Dario Garabello li alleva con l’aiuto di Gaspare e di una squadra di valenti ragazzi e persone che lo aiutano a mantenere l’Oasi in ordine. Ci tiene a tutto, comprese le aiuole e gli angoli fioriti perfettamente curati, che mostra con orgoglio. Dario c’è, sempre: è lui spesso a rispondere al telefono e a raccontare storie e aneddoti a chi arriva.
A San Sebastiano Po arrivano tanti esemplari confiscati dagli enti, tra i quali il Corpo Forestale, e affidati all’Oasi degli Animali. Il più simpatico, re nelle espressioni più buffe, è forse proprio Ginetto, un macaco arrivato tramite il Ministero dell’Ambiente e sequestrato dalla Guardia Forestale di Milano, dopo essere stato chiuso per due anni: “È dispettoso, ma come saluta lui la gente non ce n’è: si innamorano tutti”, racconta Dario.
Molti altri enti fanno riferimento a questo luogo per portare gli animali. La Città Metropolitana di Torino, ad esempio, ha portato qui, piccolissimo, un tasso che aveva trovato sperduto, senza più la sua mamma: in onore del creatore della Gerusalemme liberata, ha preso il nome di Torquato. Sempre la Città Metropolitana ha affidato all’Oasi la faina Faustino: come Torquato, ha un anno di vita. Entrambi sono stati allevati con il biberon, perché sono giunti piccolissimi. Sempre la Città Metropolitana ha lasciato qui un piccolo di corvo albino. È andato a far compagnia a Igor, la cui storia è davvero da favola. Anche lui esemplare di corvo albino, tutto bianco, è nato a Torino, sulle rive del Po, ed era stato rifiutato dai genitori e dai suoi simili perché diverso, non nero come loro. Per salvarlo, l’hanno lasciato da Garabello, dove oggi è ammirato e amato da tutti, proprio perché bianco: “Gli altri corvi, altrimenti, l’avrebbero ucciso”.

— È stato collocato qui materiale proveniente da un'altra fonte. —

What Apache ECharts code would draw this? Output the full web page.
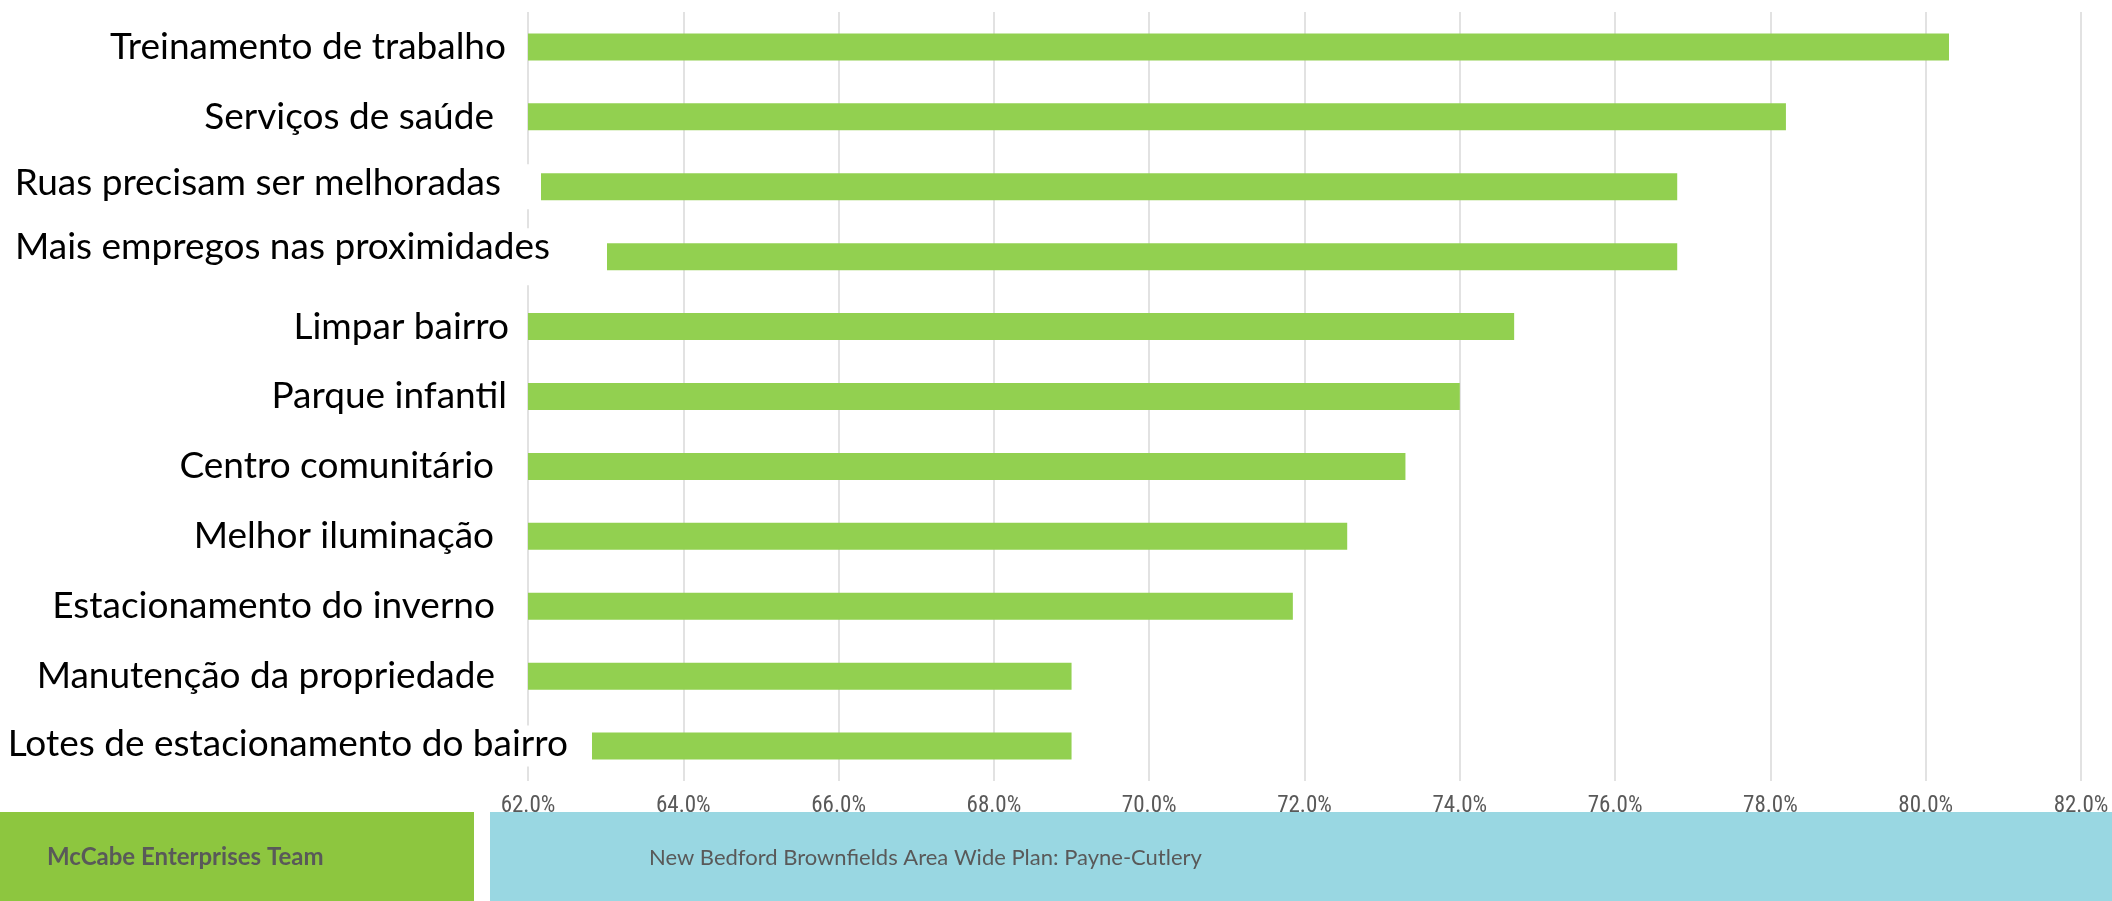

Gilda, l’asinella nata il 24 aprile

In questo parco faunistico, dove si sente il profumo dei frassini e dei tanti fiori presenti che ornano angoli e scorci, c’è anche un biancone, uccello migratore molto più grande di una comune poiana. Ci sono boa e pitoni, iguana ed emù, testuggini e pavoni, l’allocco e un pony di Shetland, muflone e cincillà.
Adesso è il momento delle cucciolate che mandano in visibilio i tanti bambini che vengono a visitare la struttura. Sono nate le caprette tibetane, i lama, gli asinelli bianchi, gli orsetti lavatori. A fine aprile è nata Gilda, un’asinella sarda, che qui fanno a gara a fotografare con la sua mamma. Molti rapaci stanno covando e stanno per nascere gufi reali, e le belle civette delle nevi.
A volte arrivano esemplari appartenuti a famiglie: li hanno comprati, allevati, a volte anche amati, ma ad un certo punto qualcosa è andato storto. Una lince è stata portata da Borgofranco d’Ivrea: era morto il suo proprietario e l’hanno lasciata qui, per salvarla. Lo stesso è successo a Igor, un casuario. Sembra un animale preistorico, uscito da un libro per bambini: è uno struzziforme, ha 20 anni ed è stato regalato al parco dal proprietario che non poteva più tenerlo. Perché proprio il nome Igor al casuario, lo stesso del corvo albino? “Perché, dopo tanti anni, ad avere tutti questi animali, non si sa più come chiamarli”, ridacchia Garabello.
Ci sono anche specie in via di estinzione. Dario mostra le pecore savoiarde, che i pastori non tengono più perché non rendono. Lui le tiene – e coccola – come pure le capre grigie di Lanzo, specie autoctona a rischio scomparsa, o le belle caprette vallesane, metà nere e metà bianche.
Questo è un piccolo mondo, un’arca di Noè aperta tutto l’anno dalle 10 sino al tramonto, che si riempie di famiglie, bambini, classi che vengono a visitarla e alle quali viene trasmesso l’amore per gli animali e le esperienze che sono state accumulate in anni di attività. “Un contatto diretto tra bambini ed animali può aiutare a migliorare il rapporto tra uomo e natura, rendendo meno impersonale ed astratto di ciò che si apprende dai libri e dai documentari in televisione” spiega Garabello, che non ha perso l’anima dell’insegnante. E proprio per rendere la visita anche più informativa e formativa, il sito dell’Oasi, www.oasideglianimali.it, per ogni specie fornisce un’accurata scheda.